Problem statement
Repeat the records in full and exactly, omitting pictures.
========
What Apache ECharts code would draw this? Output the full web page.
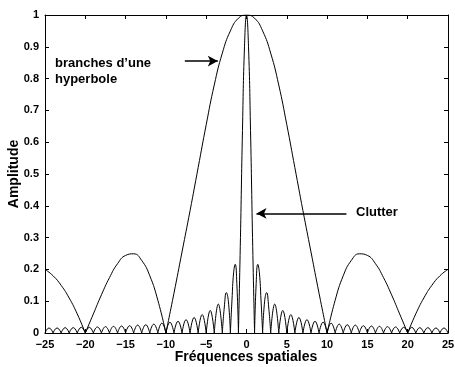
<!DOCTYPE html>
<html style="height: 100%">
   <head>
       <meta charset="utf-8">
   </head>
   <body style="height: 100%; margin: 0">
       <div id="container" style="height: 100%"></div>
       <script type="text/javascript" src="https://cdn.jsdelivr.net/npm/echarts@6/dist/echarts.min.js"></script>
       <script type="text/javascript">
// wide curve ("branches d'une hyperbole")
var wideX = [-25, -24, -23, -22, -21, -20, -19, -18, -17, -16, -15, -14, -13, -12, -11, -10,
             -9, -8, -7, -6, -5, -4, -3, -2, -1, 0, 1, 2, 3, 4, 5, 6, 7, 8, 9,
             10, 11, 12, 13, 14, 15, 16, 17, 18, 19, 20, 21, 22, 23, 24, 25];
var wideY = [0.2, 0.18, 0.15, 0.11, 0.06, 0, 0.06, 0.12, 0.174, 0.218, 0.244, 0.249, 0.228, 0.18, 0.103, 0,
             0.125, 0.255, 0.385, 0.52, 0.655, 0.78, 0.88, 0.95, 0.99, 1, 0.99, 0.95, 0.88, 0.78, 0.655, 0.52, 0.385, 0.255, 0.125,
             0, 0.103, 0.18, 0.228, 0.249, 0.244, 0.218, 0.174, 0.12, 0.06, 0, 0.06, 0.11, 0.15, 0.18, 0.2];

// narrow curve ("Clutter")
var narrowX = [-25, -24.5, -24, -23.5, -23, -22.5, -22, -21.5, -21, -20.5, -20, -19.5, -19, -18.5, -18, -17.5,
               -17, -16.5, -16, -15.5, -15, -14.5, -14, -13.5, -13, -12.5, -12, -11.5, -11, -10.5, -10, -9.5,
               -9, -8.5, -8, -7.5, -7, -6.5, -6, -5.5, -5, -4.5, -4, -3.5, -3,
               -2.75, -2.5, -2.25, -2, -1.8, -1.6, -1.4, -1.2, -1, -0.75, -0.5, -0.25, 0,
               0.25, 0.5, 0.75, 1, 1.2, 1.4, 1.6, 1.8, 2, 2.25, 2.5, 2.75,
               3, 3.5, 4, 4.5, 5, 5.5, 6, 6.5, 7, 7.5, 8, 8.5, 9, 9.5, 10, 10.5, 11, 11.5, 12, 12.5,
               13, 13.5, 14, 14.5, 15, 15.5, 16, 16.5, 17, 17.5, 18, 18.5, 19, 19.5, 20, 20.5,
               21, 21.5, 22, 22.5, 23, 23.5, 24, 24.5, 25];
var narrowY = [0, 0.016, 0, 0.016, 0, 0.017, 0, 0.017, 0, 0.018, 0, 0.018, 0, 0.019, 0, 0.02,
               0, 0.021, 0, 0.022, 0, 0.023, 0, 0.025, 0, 0.026, 0, 0.028, 0, 0.031, 0, 0.034,
               0, 0.037, 0, 0.042, 0, 0.049, 0, 0.058, 0, 0.071, 0, 0.091, 0,
               0.082, 0.127, 0.1, 0, 0.104, 0.189, 0.216, 0.156, 0, 0.3, 0.637, 0.9, 1,
               0.9, 0.637, 0.3, 0, 0.156, 0.216, 0.189, 0.104, 0, 0.1, 0.127, 0.082,
               0, 0.091, 0, 0.071, 0, 0.058, 0, 0.049, 0, 0.042, 0, 0.037, 0, 0.034, 0, 0.031, 0, 0.028, 0, 0.026,
               0, 0.025, 0, 0.023, 0, 0.022, 0, 0.021, 0, 0.02, 0, 0.019, 0, 0.018, 0, 0.018,
               0, 0.017, 0, 0.017, 0, 0.016, 0, 0.016, 0];

var xTicks = [-25, 25, 5];
var yTicks = [0, 1, 0.1];

// split a curve into arches at its zeros so the cusps stay sharp
function arches(xs, ys) {
    var segs = [], cur = [];
    for (var i = 0; i < xs.length; i++) {
        cur.push([xs[i], ys[i]]);
        if (ys[i] === 0 && cur.length > 1) {
            segs.push(cur);
            cur = [[xs[i], ys[i]]];
        }
    }
    if (cur.length > 1) segs.push(cur);
    return segs;
}

var dom = document.getElementById("container");
var myChart = echarts.init(dom);
var font = '"Liberation Sans", Arial, sans-serif';
var labelStyle = {color: '#000', fontFamily: font, fontWeight: 'bold', fontSize: 11};

var series = [];
arches(wideX, wideY).concat(arches(narrowX, narrowY)).forEach(function (seg) {
    series.push({
        type: 'line',
        data: seg,
        smooth: 0.5,
        showSymbol: false,
        silent: true,
        lineStyle: {color: '#000', width: 1}
    });
});

var arrowStyle = {color: '#000', width: 1.6, type: 'solid'};
series.push({
    type: 'line',
    data: [],
    silent: true,
    markLine: {
        silent: true,
        symbol: ['none', 'arrow'],
        symbolSize: [8, 10],
        label: {show: false},
        lineStyle: arrowStyle,
        data: [
            [{coord: [-7.65, 0.855]}, {coord: [-3.56, 0.855]}],
            [{coord: [12.4, 0.376]}, {coord: [1.24, 0.376]}]
        ]
    }
});

function boxAxis(show) {
    return {
        axisLine: {show: true, onZero: false, lineStyle: {color: '#000', width: 1}},
        axisTick: {show: true, inside: true, length: 4, lineStyle: {color: '#000'}},
        splitLine: {show: false},
        axisLabel: {show: show}
    };
}

var xBottom = boxAxis(true);
xBottom.axisLabel = Object.assign({margin: 6, formatter: function (v) {
    return v < 0 ? '\u2212' + Math.abs(v) : '' + v;
}}, labelStyle);
var yLeft = boxAxis(true);
yLeft.axisLabel = Object.assign({margin: 6}, labelStyle);

option = {
    animation: false,
    backgroundColor: '#fff',
    grid: {left: 45, right: 7, top: 15, bottom: 34, containLabel: false, outerBoundsMode: 'none'},
    xAxis: [
        Object.assign({type: 'value', position: 'bottom', min: xTicks[0], max: xTicks[1], interval: xTicks[2]}, xBottom),
        Object.assign({type: 'value', position: 'top', min: xTicks[0], max: xTicks[1], interval: xTicks[2]}, boxAxis(false))
    ],
    yAxis: [
        Object.assign({type: 'value', position: 'left', min: yTicks[0], max: yTicks[1], interval: yTicks[2]}, yLeft),
        Object.assign({type: 'value', position: 'right', min: yTicks[0], max: yTicks[1], interval: yTicks[2]}, boxAxis(false))
    ],
    graphic: [
        // axis titles
        {type: 'text', x: 246, y: 357, style: {text: 'Fréquences spatiales', fill: '#000',
            font: 'bold 14px ' + font, align: 'center', verticalAlign: 'middle'}},
        {type: 'text', x: 14, y: 174, rotation: Math.PI / 2, style: {text: 'Amplitude', fill: '#000',
            font: 'bold 14px ' + font, align: 'center', verticalAlign: 'middle'}},
        // annotations
        {type: 'text', left: 55, top: 55, style: {text: 'branches d\u2019une\nhyperbole', fill: '#000',
            font: 'bold 13px ' + font, lineHeight: 16}},
        {type: 'text', left: 356, top: 206, style: {text: 'Clutter', fill: '#000',
            font: 'bold 13px ' + font}}
    ],
    series: series
};

if (option && typeof option === "object") {
    myChart.setOption(option, true);
}
       </script>
   </body>
</html>
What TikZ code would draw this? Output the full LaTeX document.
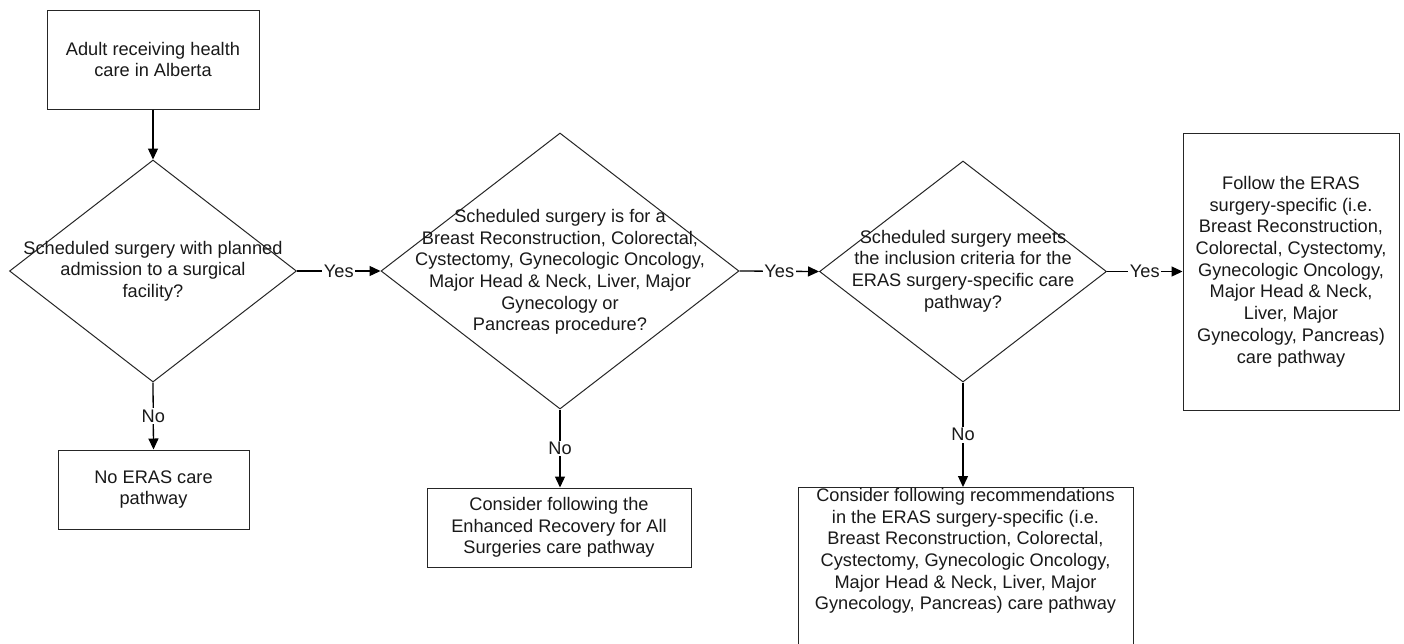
========
Solution
What Apache ECharts code would draw this? Output the full web page.
<!DOCTYPE html>
<html style="height: 100%">
   <head>
       <meta charset="utf-8">
   </head>
   <body style="height: 100%; margin: 0">
       <div id="container" style="height: 100%"></div>
       <script type="text/javascript" src="https://cdn.jsdelivr.net/npm/echarts@6/dist/echarts.min.js"></script>
       <script type="text/javascript">
// wide curve ("branches d'une hyperbole")
var wideX = [-25, -24, -23, -22, -21, -20, -19, -18, -17, -16, -15, -14, -13, -12, -11, -10,
             -9, -8, -7, -6, -5, -4, -3, -2, -1, 0, 1, 2, 3, 4, 5, 6, 7, 8, 9,
             10, 11, 12, 13, 14, 15, 16, 17, 18, 19, 20, 21, 22, 23, 24, 25];
var wideY = [0.2, 0.18, 0.15, 0.11, 0.06, 0, 0.06, 0.12, 0.174, 0.218, 0.244, 0.249, 0.228, 0.18, 0.103, 0,
             0.125, 0.255, 0.385, 0.52, 0.655, 0.78, 0.88, 0.95, 0.99, 1, 0.99, 0.95, 0.88, 0.78, 0.655, 0.52, 0.385, 0.255, 0.125,
             0, 0.103, 0.18, 0.228, 0.249, 0.244, 0.218, 0.174, 0.12, 0.06, 0, 0.06, 0.11, 0.15, 0.18, 0.2];

// narrow curve ("Clutter")
var narrowX = [-25, -24.5, -24, -23.5, -23, -22.5, -22, -21.5, -21, -20.5, -20, -19.5, -19, -18.5, -18, -17.5,
               -17, -16.5, -16, -15.5, -15, -14.5, -14, -13.5, -13, -12.5, -12, -11.5, -11, -10.5, -10, -9.5,
               -9, -8.5, -8, -7.5, -7, -6.5, -6, -5.5, -5, -4.5, -4, -3.5, -3,
               -2.75, -2.5, -2.25, -2, -1.8, -1.6, -1.4, -1.2, -1, -0.75, -0.5, -0.25, 0,
               0.25, 0.5, 0.75, 1, 1.2, 1.4, 1.6, 1.8, 2, 2.25, 2.5, 2.75,
               3, 3.5, 4, 4.5, 5, 5.5, 6, 6.5, 7, 7.5, 8, 8.5, 9, 9.5, 10, 10.5, 11, 11.5, 12, 12.5,
               13, 13.5, 14, 14.5, 15, 15.5, 16, 16.5, 17, 17.5, 18, 18.5, 19, 19.5, 20, 20.5,
               21, 21.5, 22, 22.5, 23, 23.5, 24, 24.5, 25];
var narrowY = [0, 0.016, 0, 0.016, 0, 0.017, 0, 0.017, 0, 0.018, 0, 0.018, 0, 0.019, 0, 0.02,
               0, 0.021, 0, 0.022, 0, 0.023, 0, 0.025, 0, 0.026, 0, 0.028, 0, 0.031, 0, 0.034,
               0, 0.037, 0, 0.042, 0, 0.049, 0, 0.058, 0, 0.071, 0, 0.091, 0,
               0.082, 0.127, 0.1, 0, 0.104, 0.189, 0.216, 0.156, 0, 0.3, 0.637, 0.9, 1,
               0.9, 0.637, 0.3, 0, 0.156, 0.216, 0.189, 0.104, 0, 0.1, 0.127, 0.082,
               0, 0.091, 0, 0.071, 0, 0.058, 0, 0.049, 0, 0.042, 0, 0.037, 0, 0.034, 0, 0.031, 0, 0.028, 0, 0.026,
               0, 0.025, 0, 0.023, 0, 0.022, 0, 0.021, 0, 0.02, 0, 0.019, 0, 0.018, 0, 0.018,
               0, 0.017, 0, 0.017, 0, 0.016, 0, 0.016, 0];

var xTicks = [-25, 25, 5];
var yTicks = [0, 1, 0.1];

// split a curve into arches at its zeros so the cusps stay sharp
function arches(xs, ys) {
    var segs = [], cur = [];
    for (var i = 0; i < xs.length; i++) {
        cur.push([xs[i], ys[i]]);
        if (ys[i] === 0 && cur.length > 1) {
            segs.push(cur);
            cur = [[xs[i], ys[i]]];
        }
    }
    if (cur.length > 1) segs.push(cur);
    return segs;
}

var dom = document.getElementById("container");
var myChart = echarts.init(dom);
var font = '"Liberation Sans", Arial, sans-serif';
var labelStyle = {color: '#000', fontFamily: font, fontWeight: 'bold', fontSize: 11};

var series = [];
arches(wideX, wideY).concat(arches(narrowX, narrowY)).forEach(function (seg) {
    series.push({
        type: 'line',
        data: seg,
        smooth: 0.5,
        showSymbol: false,
        silent: true,
        lineStyle: {color: '#000', width: 1}
    });
});

var arrowStyle = {color: '#000', width: 1.6, type: 'solid'};
series.push({
    type: 'line',
    data: [],
    silent: true,
    markLine: {
        silent: true,
        symbol: ['none', 'arrow'],
        symbolSize: [8, 10],
        label: {show: false},
        lineStyle: arrowStyle,
        data: [
            [{coord: [-7.65, 0.855]}, {coord: [-3.56, 0.855]}],
            [{coord: [12.4, 0.376]}, {coord: [1.24, 0.376]}]
        ]
    }
});

function boxAxis(show) {
    return {
        axisLine: {show: true, onZero: false, lineStyle: {color: '#000', width: 1}},
        axisTick: {show: true, inside: true, length: 4, lineStyle: {color: '#000'}},
        splitLine: {show: false},
        axisLabel: {show: show}
    };
}

var xBottom = boxAxis(true);
xBottom.axisLabel = Object.assign({margin: 6, formatter: function (v) {
    return v < 0 ? '\u2212' + Math.abs(v) : '' + v;
}}, labelStyle);
var yLeft = boxAxis(true);
yLeft.axisLabel = Object.assign({margin: 6}, labelStyle);

option = {
    animation: false,
    backgroundColor: '#fff',
    grid: {left: 45, right: 7, top: 15, bottom: 34, containLabel: false, outerBoundsMode: 'none'},
    xAxis: [
        Object.assign({type: 'value', position: 'bottom', min: xTicks[0], max: xTicks[1], interval: xTicks[2]}, xBottom),
        Object.assign({type: 'value', position: 'top', min: xTicks[0], max: xTicks[1], interval: xTicks[2]}, boxAxis(false))
    ],
    yAxis: [
        Object.assign({type: 'value', position: 'left', min: yTicks[0], max: yTicks[1], interval: yTicks[2]}, yLeft),
        Object.assign({type: 'value', position: 'right', min: yTicks[0], max: yTicks[1], interval: yTicks[2]}, boxAxis(false))
    ],
    graphic: [
        // axis titles
        {type: 'text', x: 246, y: 357, style: {text: 'Fréquences spatiales', fill: '#000',
            font: 'bold 14px ' + font, align: 'center', verticalAlign: 'middle'}},
        {type: 'text', x: 14, y: 174, rotation: Math.PI / 2, style: {text: 'Amplitude', fill: '#000',
            font: 'bold 14px ' + font, align: 'center', verticalAlign: 'middle'}},
        // annotations
        {type: 'text', left: 55, top: 55, style: {text: 'branches d\u2019une\nhyperbole', fill: '#000',
            font: 'bold 13px ' + font, lineHeight: 16}},
        {type: 'text', left: 356, top: 206, style: {text: 'Clutter', fill: '#000',
            font: 'bold 13px ' + font}}
    ],
    series: series
};

if (option && typeof option === "object") {
    myChart.setOption(option, true);
}
       </script>
   </body>
</html>
What TikZ code would draw this? Output the full LaTeX document.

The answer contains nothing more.